Section 450. Liquidators in creditors voluntary winding up

(1) The company shall and the creditors may at their respective meetings nominate a person to be a liquidator for the purpose of winding up the affairs and distributing the assets of the company.

(2) If the creditors and the company nominate different persons, the person nominated by the creditors shall be liquidator and if no person is nominated by the creditors, the person nominated by the company shall be liquidator.

(3) Notwithstanding subsections (1) and (2), where different persons are nominated, any director, member or creditor may apply to the Court for an order directing that the person nominated as liquidator by the company shall be the liquidator or jointly with the person nominated by the creditors within seven days from the date on which the nomination was made by the creditors.

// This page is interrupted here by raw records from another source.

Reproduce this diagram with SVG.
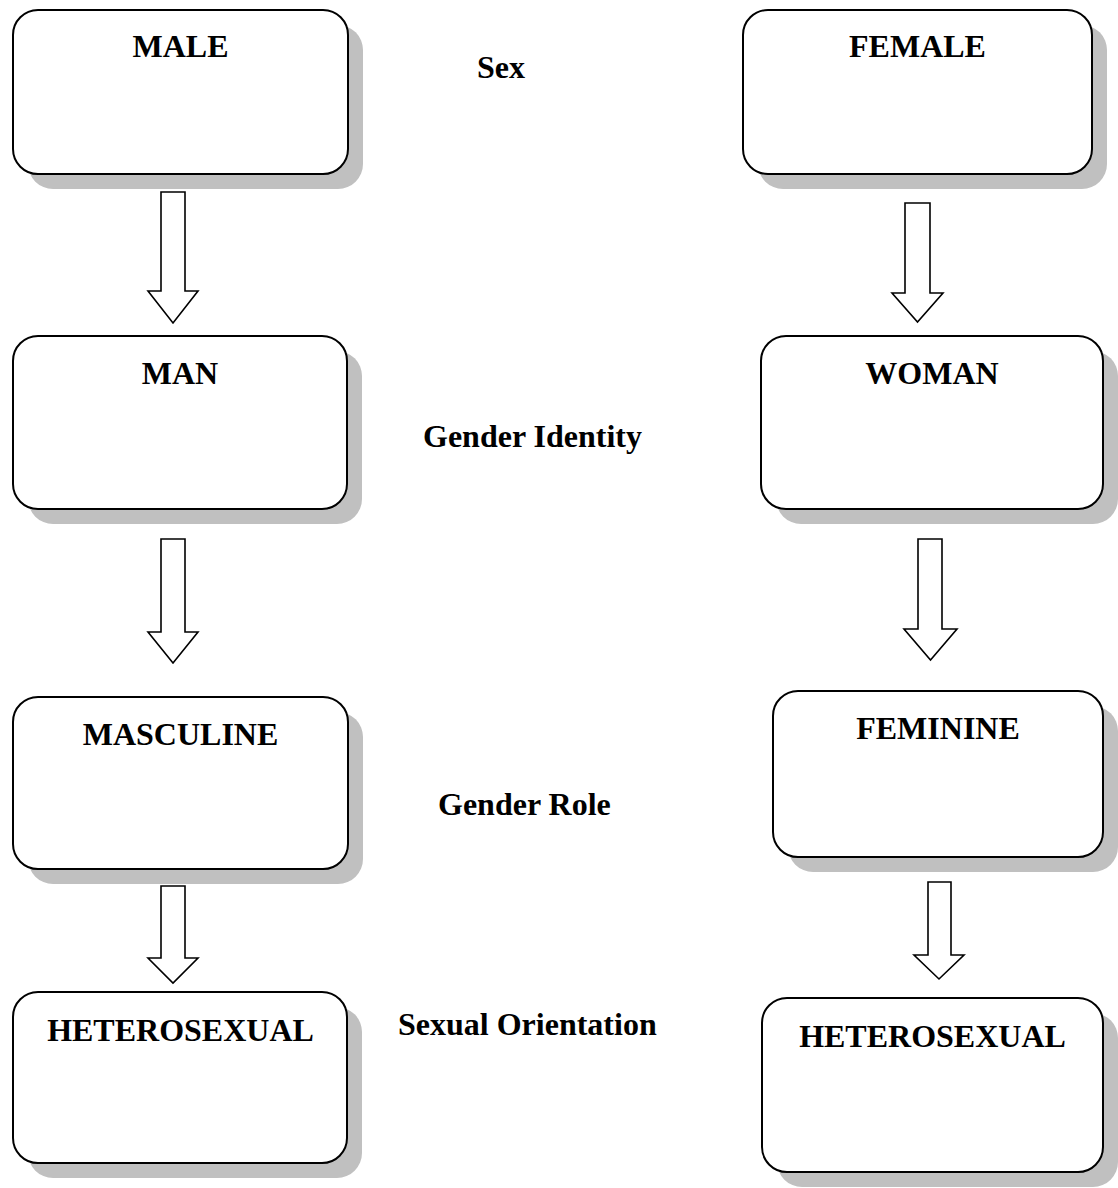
<svg xmlns="http://www.w3.org/2000/svg" width="1118" height="1188" viewBox="0 0 1118 1188">
<style>
.box{fill:#ffffff;stroke:#000000;stroke-width:2}
.shadow{fill:#c0c0c0;stroke:none}
.arrow{fill:#ffffff;stroke:#000000;stroke-width:1.6;stroke-linejoin:miter}
text{font-family:"Liberation Serif","Times New Roman",serif;font-weight:bold;font-size:32px;fill:#000000}
.c{text-anchor:middle}
</style>
<rect width="1118" height="1188" fill="#ffffff"/>
<g id="node-male">
<rect class="shadow" x="28" y="25" width="335" height="164" rx="25"/>
<rect class="box" x="13" y="10" width="335" height="164" rx="25"/>
<text class="c" x="180.5" y="57">MALE</text>
</g>
<g id="node-man">
<rect class="shadow" x="28" y="351" width="334" height="173" rx="25"/>
<rect class="box" x="13" y="336" width="334" height="173" rx="25"/>
<text class="c" x="180" y="384">MAN</text>
</g>
<g id="node-masculine">
<rect class="shadow" x="28" y="712" width="335" height="172" rx="25"/>
<rect class="box" x="13" y="697" width="335" height="172" rx="25"/>
<text class="c" x="180.5" y="745">MASCULINE</text>
</g>
<g id="node-hetero-left">
<rect class="shadow" x="28" y="1007" width="334" height="171" rx="25"/>
<rect class="box" x="13" y="992" width="334" height="171" rx="25"/>
<text class="c" x="180.5" y="1041">HETEROSEXUAL</text>
</g>
<g id="node-female">
<rect class="shadow" x="758" y="25" width="349" height="164" rx="25"/>
<rect class="box" x="743" y="10" width="349" height="164" rx="25"/>
<text class="c" x="917.5" y="57">FEMALE</text>
</g>
<g id="node-woman">
<rect class="shadow" x="776" y="351" width="342" height="173" rx="25"/>
<rect class="box" x="761" y="336" width="342" height="173" rx="25"/>
<text class="c" x="932" y="384">WOMAN</text>
</g>
<g id="node-feminine">
<rect class="shadow" x="788" y="706" width="330" height="166" rx="25"/>
<rect class="box" x="773" y="691" width="330" height="166" rx="25"/>
<text class="c" x="938" y="739">FEMININE</text>
</g>
<g id="node-hetero-right">
<rect class="shadow" x="777" y="1013" width="341" height="174" rx="25"/>
<rect class="box" x="762" y="998" width="341" height="174" rx="25"/>
<text class="c" x="932.5" y="1047">HETEROSEXUAL</text>
</g>
<g id="labels">
<text x="477" y="78">Sex</text>
<text x="423" y="447">Gender Identity</text>
<text x="438" y="815">Gender Role</text>
<text x="398" y="1035">Sexual Orientation</text>
</g>
<g id="connectors">
<polygon class="arrow" points="161,192 185,192 185,291 198,291 173,323 148,291 161,291"/>
<polygon class="arrow" points="161,539 185,539 185,632 198,632 173,663 148,632 161,632"/>
<polygon class="arrow" points="161,886 185,886 185,958 198,958 173,983 148,958 161,958"/>
<polygon class="arrow" points="905,203 930,203 930,293 943,293 917.5,322 892,293 905,293"/>
<polygon class="arrow" points="918,539 942,539 942,629 957,629 930.5,660 904,629 918,629"/>
<polygon class="arrow" points="928,882 951,882 951,955 964,955 939,979 914,955 928,955"/>
</g>
</svg>
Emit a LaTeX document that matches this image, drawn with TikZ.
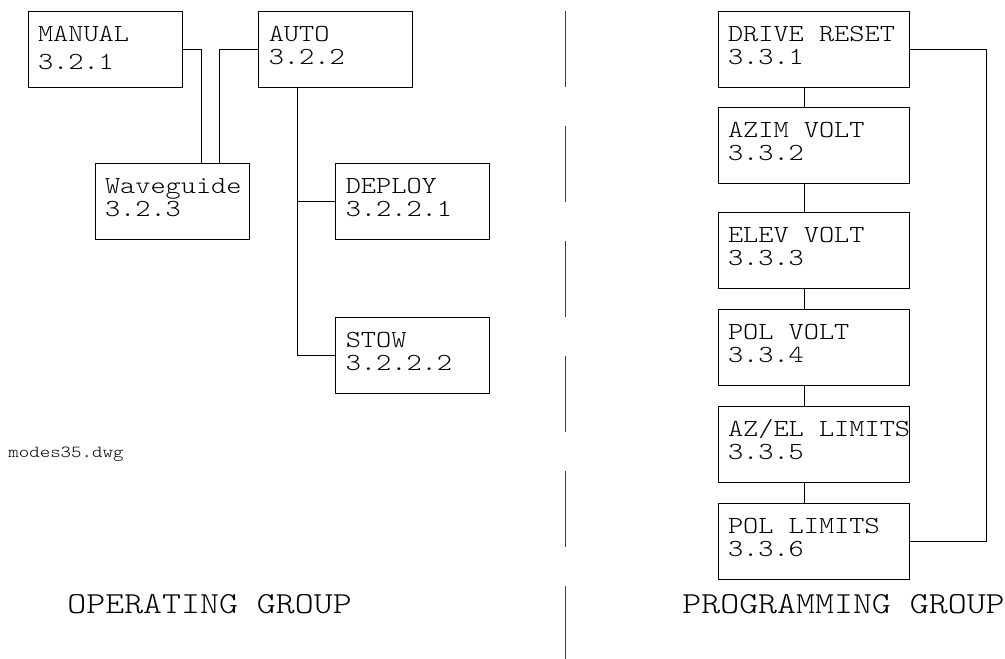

(4) The liquidator may, or if requested by any creditor or contributory shall, summon separate meetings of the creditors and contributors for the purpose of determining whether or not the creditors or contributories require the appointment of a committee of inspection as provided in Tenth Schedule, to act with the liquidator, and if so who are to be members of the committee.

(5) The committee of inspection, or if there is no such committee, the creditors may fix the remuneration to be paid to the liquidator.

(6) On the appointment of a liquidator, all the powers of the directors shall cease, except if the continuance of the powers is approved by—

(a) the committee of inspection; or

(b) if there is no such committee, the creditors.

(7) If a liquidator, other than a liquidator appointed by or by the direction of the Court dies, resigns or otherwise vacates the office, the creditors may fill the vacancy and for such purpose a meeting of the creditors may be summoned by any two of the creditors.